[Entries taken from a collection]
# # # # # # #
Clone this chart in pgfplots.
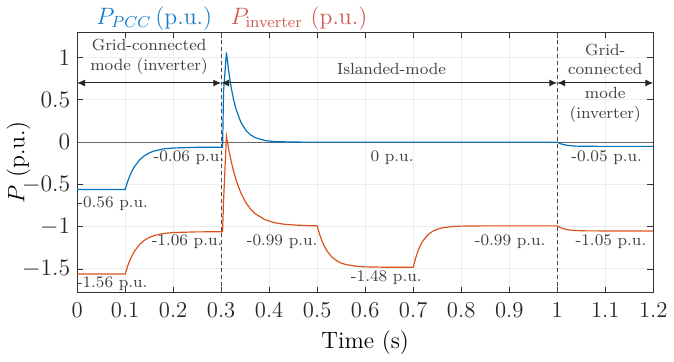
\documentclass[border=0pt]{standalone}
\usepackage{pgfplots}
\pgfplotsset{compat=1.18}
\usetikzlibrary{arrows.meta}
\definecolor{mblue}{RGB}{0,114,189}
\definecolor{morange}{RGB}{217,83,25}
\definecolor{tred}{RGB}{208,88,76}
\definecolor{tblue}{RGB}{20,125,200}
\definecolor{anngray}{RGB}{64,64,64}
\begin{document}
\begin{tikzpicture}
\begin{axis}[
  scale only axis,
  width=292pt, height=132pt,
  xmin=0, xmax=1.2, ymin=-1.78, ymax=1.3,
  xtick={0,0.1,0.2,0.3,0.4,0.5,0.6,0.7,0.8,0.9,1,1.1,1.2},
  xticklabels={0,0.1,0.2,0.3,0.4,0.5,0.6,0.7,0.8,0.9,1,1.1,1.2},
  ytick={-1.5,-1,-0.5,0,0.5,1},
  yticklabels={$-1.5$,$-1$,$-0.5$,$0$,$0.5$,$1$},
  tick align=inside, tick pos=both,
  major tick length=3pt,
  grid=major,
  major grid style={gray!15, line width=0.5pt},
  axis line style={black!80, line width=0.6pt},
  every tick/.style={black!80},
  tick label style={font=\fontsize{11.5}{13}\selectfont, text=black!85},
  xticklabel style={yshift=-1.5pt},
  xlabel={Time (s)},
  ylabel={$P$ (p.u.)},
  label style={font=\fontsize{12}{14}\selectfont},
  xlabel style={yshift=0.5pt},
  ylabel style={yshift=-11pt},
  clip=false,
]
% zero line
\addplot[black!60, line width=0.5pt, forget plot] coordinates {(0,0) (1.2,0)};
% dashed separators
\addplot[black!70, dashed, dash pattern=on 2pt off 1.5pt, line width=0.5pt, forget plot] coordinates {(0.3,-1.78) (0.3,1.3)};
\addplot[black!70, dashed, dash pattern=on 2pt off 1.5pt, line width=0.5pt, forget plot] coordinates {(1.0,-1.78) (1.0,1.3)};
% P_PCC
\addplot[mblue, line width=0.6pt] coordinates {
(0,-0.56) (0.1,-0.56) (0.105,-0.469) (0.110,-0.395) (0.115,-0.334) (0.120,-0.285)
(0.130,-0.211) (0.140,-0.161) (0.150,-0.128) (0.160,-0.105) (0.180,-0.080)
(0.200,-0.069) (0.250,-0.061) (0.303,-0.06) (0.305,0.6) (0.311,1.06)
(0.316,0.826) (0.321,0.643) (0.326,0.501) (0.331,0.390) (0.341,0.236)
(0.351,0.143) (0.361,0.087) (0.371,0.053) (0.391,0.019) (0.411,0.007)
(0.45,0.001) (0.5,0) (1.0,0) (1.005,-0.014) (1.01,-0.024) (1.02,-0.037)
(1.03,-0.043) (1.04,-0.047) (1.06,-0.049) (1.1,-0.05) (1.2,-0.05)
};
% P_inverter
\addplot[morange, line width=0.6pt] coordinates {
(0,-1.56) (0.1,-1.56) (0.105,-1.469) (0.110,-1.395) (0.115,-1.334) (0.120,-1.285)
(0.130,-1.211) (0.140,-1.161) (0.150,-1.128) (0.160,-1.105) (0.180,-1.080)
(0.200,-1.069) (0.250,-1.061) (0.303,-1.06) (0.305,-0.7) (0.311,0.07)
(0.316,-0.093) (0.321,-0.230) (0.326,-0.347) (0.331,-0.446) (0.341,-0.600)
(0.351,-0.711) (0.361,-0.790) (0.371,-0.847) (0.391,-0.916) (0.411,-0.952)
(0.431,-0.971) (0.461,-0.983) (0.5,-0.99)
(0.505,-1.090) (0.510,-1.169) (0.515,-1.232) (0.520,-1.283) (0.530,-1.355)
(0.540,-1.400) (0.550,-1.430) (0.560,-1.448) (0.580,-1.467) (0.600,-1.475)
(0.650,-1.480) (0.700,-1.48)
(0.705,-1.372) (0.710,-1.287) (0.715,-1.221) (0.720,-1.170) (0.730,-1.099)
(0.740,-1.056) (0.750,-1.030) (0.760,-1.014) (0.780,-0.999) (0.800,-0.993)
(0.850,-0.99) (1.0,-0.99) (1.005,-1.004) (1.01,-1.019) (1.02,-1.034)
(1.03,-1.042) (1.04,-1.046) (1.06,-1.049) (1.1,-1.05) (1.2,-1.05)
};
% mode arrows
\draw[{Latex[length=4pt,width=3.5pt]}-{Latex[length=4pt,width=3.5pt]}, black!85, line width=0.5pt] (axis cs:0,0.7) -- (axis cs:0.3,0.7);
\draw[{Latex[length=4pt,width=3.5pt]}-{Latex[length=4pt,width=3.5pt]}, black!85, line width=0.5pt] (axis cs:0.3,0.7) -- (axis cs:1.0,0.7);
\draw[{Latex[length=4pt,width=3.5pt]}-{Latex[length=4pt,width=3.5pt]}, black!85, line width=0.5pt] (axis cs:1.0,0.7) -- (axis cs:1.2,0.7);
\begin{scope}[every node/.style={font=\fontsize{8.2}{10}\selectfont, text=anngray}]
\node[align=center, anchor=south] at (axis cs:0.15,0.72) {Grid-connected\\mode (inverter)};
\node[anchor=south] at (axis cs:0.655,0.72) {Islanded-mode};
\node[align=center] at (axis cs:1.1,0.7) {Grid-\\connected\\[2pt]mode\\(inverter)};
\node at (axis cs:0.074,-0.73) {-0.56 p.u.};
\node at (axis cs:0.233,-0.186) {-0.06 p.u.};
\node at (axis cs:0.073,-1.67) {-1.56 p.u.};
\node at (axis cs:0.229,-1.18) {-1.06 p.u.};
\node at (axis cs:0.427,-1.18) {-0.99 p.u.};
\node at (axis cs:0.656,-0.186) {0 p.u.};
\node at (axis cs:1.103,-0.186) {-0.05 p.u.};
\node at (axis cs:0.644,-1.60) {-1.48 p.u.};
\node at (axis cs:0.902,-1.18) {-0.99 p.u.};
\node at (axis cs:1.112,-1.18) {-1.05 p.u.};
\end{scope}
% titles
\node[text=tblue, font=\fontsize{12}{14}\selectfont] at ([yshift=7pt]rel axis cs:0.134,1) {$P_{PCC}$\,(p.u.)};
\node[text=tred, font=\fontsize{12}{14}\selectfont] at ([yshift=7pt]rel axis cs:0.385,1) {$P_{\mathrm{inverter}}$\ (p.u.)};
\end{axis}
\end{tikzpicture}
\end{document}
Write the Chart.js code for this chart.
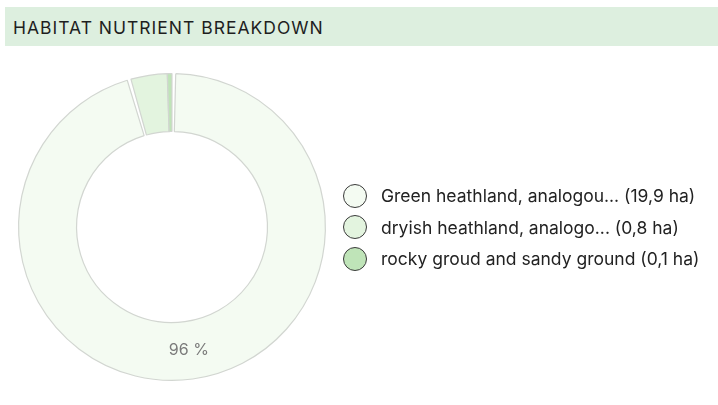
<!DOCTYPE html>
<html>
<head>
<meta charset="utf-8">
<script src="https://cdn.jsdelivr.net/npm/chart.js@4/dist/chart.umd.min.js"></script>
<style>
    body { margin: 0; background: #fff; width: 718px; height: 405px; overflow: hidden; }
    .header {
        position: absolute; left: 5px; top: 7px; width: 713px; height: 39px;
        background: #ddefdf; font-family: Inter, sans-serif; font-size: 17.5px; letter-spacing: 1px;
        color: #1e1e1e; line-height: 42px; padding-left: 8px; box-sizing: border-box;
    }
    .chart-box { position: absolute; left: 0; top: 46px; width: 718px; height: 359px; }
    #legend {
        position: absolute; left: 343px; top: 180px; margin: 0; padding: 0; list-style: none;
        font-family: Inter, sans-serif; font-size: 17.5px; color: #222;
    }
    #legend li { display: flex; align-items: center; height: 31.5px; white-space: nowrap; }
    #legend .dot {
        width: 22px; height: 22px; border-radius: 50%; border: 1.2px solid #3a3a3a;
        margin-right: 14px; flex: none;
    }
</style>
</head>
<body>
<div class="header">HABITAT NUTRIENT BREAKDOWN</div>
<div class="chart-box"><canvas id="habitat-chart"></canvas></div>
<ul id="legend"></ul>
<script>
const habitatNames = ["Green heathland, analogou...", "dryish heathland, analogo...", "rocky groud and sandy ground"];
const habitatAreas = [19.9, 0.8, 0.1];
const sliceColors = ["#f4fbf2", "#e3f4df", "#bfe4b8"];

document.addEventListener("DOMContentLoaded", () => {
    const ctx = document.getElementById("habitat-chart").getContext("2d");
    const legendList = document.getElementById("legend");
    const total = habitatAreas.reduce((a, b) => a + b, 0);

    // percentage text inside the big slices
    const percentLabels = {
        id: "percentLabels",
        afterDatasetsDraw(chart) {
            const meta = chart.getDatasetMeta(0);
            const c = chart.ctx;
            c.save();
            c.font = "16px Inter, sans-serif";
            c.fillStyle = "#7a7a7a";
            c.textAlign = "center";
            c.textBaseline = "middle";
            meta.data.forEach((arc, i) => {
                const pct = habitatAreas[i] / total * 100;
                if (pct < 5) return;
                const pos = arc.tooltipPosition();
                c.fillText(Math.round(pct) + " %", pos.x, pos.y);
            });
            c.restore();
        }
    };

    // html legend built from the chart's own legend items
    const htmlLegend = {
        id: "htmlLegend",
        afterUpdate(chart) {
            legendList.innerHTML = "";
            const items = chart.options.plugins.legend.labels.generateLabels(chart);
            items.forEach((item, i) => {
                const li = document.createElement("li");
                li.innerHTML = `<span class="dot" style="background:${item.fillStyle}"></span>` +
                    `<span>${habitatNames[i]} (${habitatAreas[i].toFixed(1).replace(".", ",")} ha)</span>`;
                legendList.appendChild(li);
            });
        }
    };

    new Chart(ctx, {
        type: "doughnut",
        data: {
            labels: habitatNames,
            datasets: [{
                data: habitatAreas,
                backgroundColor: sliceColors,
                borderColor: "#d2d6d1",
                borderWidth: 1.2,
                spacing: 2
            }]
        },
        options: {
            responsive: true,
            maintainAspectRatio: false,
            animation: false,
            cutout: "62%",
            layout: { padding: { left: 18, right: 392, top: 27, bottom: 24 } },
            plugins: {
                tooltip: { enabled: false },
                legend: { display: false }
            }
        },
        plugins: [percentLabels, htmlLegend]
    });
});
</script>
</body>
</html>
# # # # # # #
Find the word "this" in the material, then list each line that holds it.

SOLUTION BELOW:
Clone this chart in pgfplots.
Write the Chart.js code for this chart.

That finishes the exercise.